Wednesday 3 April 2019

Scientists Working on a Periodic Table for Ecology

An adult male Green Basilisk lizard hangs out in a tree in the rainforest of Costa Rica. A team of ecologists has been working to summarise and simplify the idea of niche to eventually predict how different ecosystems will evolve as a result of climate change.

In 1867, Russian chemist Dmitri Mendeleev was writing a chemistry textbook, but it wasn't going well. At the time, only 56 elements were known to exist, but Mendeleev was having a tough time figuring out how to organize them in a way that would demonstrate their relationships to each other. But then, as legend has it, he had a dream which showed him not only how to organize the known elements by atomic weight and chemical reactivity, but also allowed him to predict other elements that had yet to be discovered.

Mendeleev accomplished in this single night's sleep what scientists from pretty much every discipline would kill for: a straightforward, predictive way to organize and depict complicated information. For ecologists, for instance, this might be a model that could distill the enormous complexity of how an organism functions within the ecological community in which it lives.

Scientists have been intrigued by the idea since the early 1970s, when Robert MacArthur, an evolutionary ecologist, had the idea of ordering organisms similarly to chemistry’s periodic table, in which elements are organized by the combination of certain chemical properties, the configuration of their electrons and their atomic number (number of protons).

So in 2015, a group of ecologists published a paper in the journal Ecology Letters in order to take a stab at what had long been discussed but had never been attempted: creating a periodic table for ecological niches, similar to the periodic table for elements in chemistry, which would essentially represent the complex roles different species play within a community. This could include how they reproduce, what they do for food and shelter, how they protect themselves, how they interact with their living and nonliving neighbors, and so on.

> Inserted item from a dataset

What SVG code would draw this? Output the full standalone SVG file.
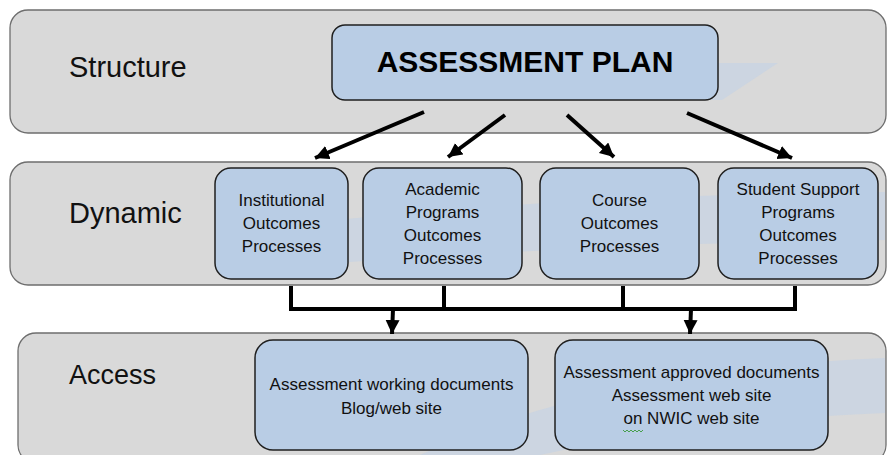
<svg xmlns="http://www.w3.org/2000/svg" width="889" height="455" viewBox="0 0 889 455">
  <style>
    .band { fill: #d9d9d9; stroke: #6e6e6e; stroke-width: 1.3; }
    .box { fill: #b9cde5; stroke: #1f1f1f; stroke-width: 1.5; }
    .glow { fill: #c7d3e3; opacity: 0.75; }
    .lbl { font-family: "Liberation Sans", Arial, sans-serif; font-size: 29px; fill: #111; }
    .t { font-family: "Liberation Sans", Arial, sans-serif; font-size: 17px; fill: #111; text-anchor: middle; }
    .title { font-family: "Liberation Sans", Arial, sans-serif; font-size: 30px; font-weight: bold; fill: #000; text-anchor: middle; }
    .conn { stroke: #000; stroke-width: 4; fill: none; }
  </style>
  <defs>
    <marker id="ah" markerUnits="userSpaceOnUse" markerWidth="16" markerHeight="16" refX="14" refY="7" orient="auto">
      <path d="M0,0 L14,7 L0,14 Z" fill="#000"/>
    </marker>
  </defs>

  <rect width="889" height="455" fill="#ffffff"/>

  <g id="band-structure">
    <rect class="band" x="10" y="10" width="876" height="123" rx="18"/>
    <path class="glow" d="M700,63 L778,63 L722,100 L700,100 Z"/>
    <text class="lbl" x="69" y="77">Structure</text>
  </g>

  <g id="band-dynamic">
    <rect class="band" x="10" y="162" width="876" height="123" rx="18"/>
    <path class="glow" d="M240,232 Q500,196 885,192 L885,240 Q600,244 350,262 Q290,270 240,278 Z"/>
    <text class="lbl" x="69" y="223">Dynamic</text>
  </g>

  <g id="band-access">
    <rect class="band" x="18" y="333" width="868" height="130" rx="18"/>
    <path class="glow" d="M420,455 Q600,370 885,358 L885,413 Q700,420 540,455 Z"/>
    <text class="lbl" x="69" y="384" style="font-size:27px">Access</text>
  </g>

  <g id="node-plan">
    <rect class="box" x="332" y="25" width="386" height="75" rx="13"/>
    <text class="title" x="525" y="72">ASSESSMENT PLAN</text>
  </g>

  <g id="node-institutional">
    <rect class="box" x="215" y="168" width="133" height="111" rx="16"/>
    <text class="t" x="281.5" y="206">Institutional</text>
    <text class="t" x="281.5" y="229">Outcomes</text>
    <text class="t" x="281.5" y="252">Processes</text>
  </g>

  <g id="node-academic">
    <rect class="box" x="363" y="168" width="159" height="111" rx="16"/>
    <text class="t" x="442.5" y="195">Academic</text>
    <text class="t" x="442.5" y="218">Programs</text>
    <text class="t" x="442.5" y="241">Outcomes</text>
    <text class="t" x="442.5" y="264">Processes</text>
  </g>

  <g id="node-course">
    <rect class="box" x="540" y="168" width="159" height="111" rx="16"/>
    <text class="t" x="619.5" y="206">Course</text>
    <text class="t" x="619.5" y="229">Outcomes</text>
    <text class="t" x="619.5" y="252">Processes</text>
  </g>

  <g id="node-student">
    <rect class="box" x="718" y="168" width="160" height="111" rx="16"/>
    <text class="t" x="798" y="195">Student Support</text>
    <text class="t" x="798" y="218">Programs</text>
    <text class="t" x="798" y="241">Outcomes</text>
    <text class="t" x="798" y="264">Processes</text>
  </g>

  <g id="node-working">
    <rect class="box" x="255" y="340" width="273" height="110" rx="18"/>
    <text class="t" x="391.5" y="390">Assessment working documents</text>
    <text class="t" x="391.5" y="414">Blog/web site</text>
  </g>

  <g id="node-approved">
    <rect class="box" x="555" y="340" width="273" height="110" rx="18"/>
    <text class="t" x="691.5" y="378">Assessment approved documents</text>
    <text class="t" x="691.5" y="401">Assessment web site</text>
    <text class="t" x="691.5" y="424">on NWIC web site</text>
    <path d="M623,430 l2,2 l2,-2 l2,2 l2,-2 l2,2 l2,-2 l2,2 l2,-2 l2,2 l2,-2" stroke="#3a9a3a" stroke-width="0.9" fill="none"/>
  </g>

  <g id="connectors">
    <line class="conn" x1="424" y1="112" x2="315" y2="158" marker-end="url(#ah)"/>
    <line class="conn" x1="505" y1="115" x2="448" y2="157" marker-end="url(#ah)"/>
    <line class="conn" x1="567" y1="115" x2="614" y2="157" marker-end="url(#ah)"/>
    <line class="conn" x1="687" y1="113" x2="792" y2="158" marker-end="url(#ah)"/>
    <path class="conn" d="M291,286 V309 H795 V286 M444,286 V309 M623,286 V309" stroke-linejoin="miter"/>
    <line class="conn" x1="393" y1="309" x2="392" y2="334" marker-end="url(#ah)"/>
    <line class="conn" x1="691" y1="309" x2="690" y2="334" marker-end="url(#ah)"/>
  </g>
</svg>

The approach of producing periodic tables of niches is a way to organize species according to sets of functional traits that have known influences for ecological performance. It is an approach that allows us to make an abstract concept approachable for empirical study.

Instead of looking at all the possible demands a species might make on its living situation — acceptable ranges of nutrients like nitrogen and phosphorous, temperature, moisture, soil type (and one species might have hundreds of requirements) — the authors chose just a few essential properties to capture the idea of a niche: diet, habitat, life history, metabolism and defense mechanisms.

The Lizard Model

The research team published a study in November 2017 in The American Naturalist as a way to begin the task of putting this idea to work on ... the world's lizards. They compiled as much data as they could on 134 lizard species, from 24 of the 38 lizard families living on four of Earth's continents today. Then they took their five essential properties of niche, listing between seven and 15 variables for each, and then began crunching the numbers.

Through creating models of their data, they found what they might have expected to find: that lizards are like many other organisms — they evolve to interact with their habitats, forage for food, and observe active and inactive times each day, no matter where they live. For instance, lizards that fill a certain niche in South America have similar traits to lizards that fill similar niches in Australia, Africa or America, even though they're not very closely related, evolutionarily speaking.

Because we can see similarities between lizards that occupy similar niches in completely different places, summarizing and simplifying the idea of niche in this way might eventually help researchers to predict how different ecosystems will evolve as a result of climate change.

Simplifying the Structure

The researchers have used this lizard study to confirm that it may just be possible to simplify the idea of niche from hundreds of dimensions to just five. So, while we don't have an ecological periodic table just yet, perhaps it's not too far off.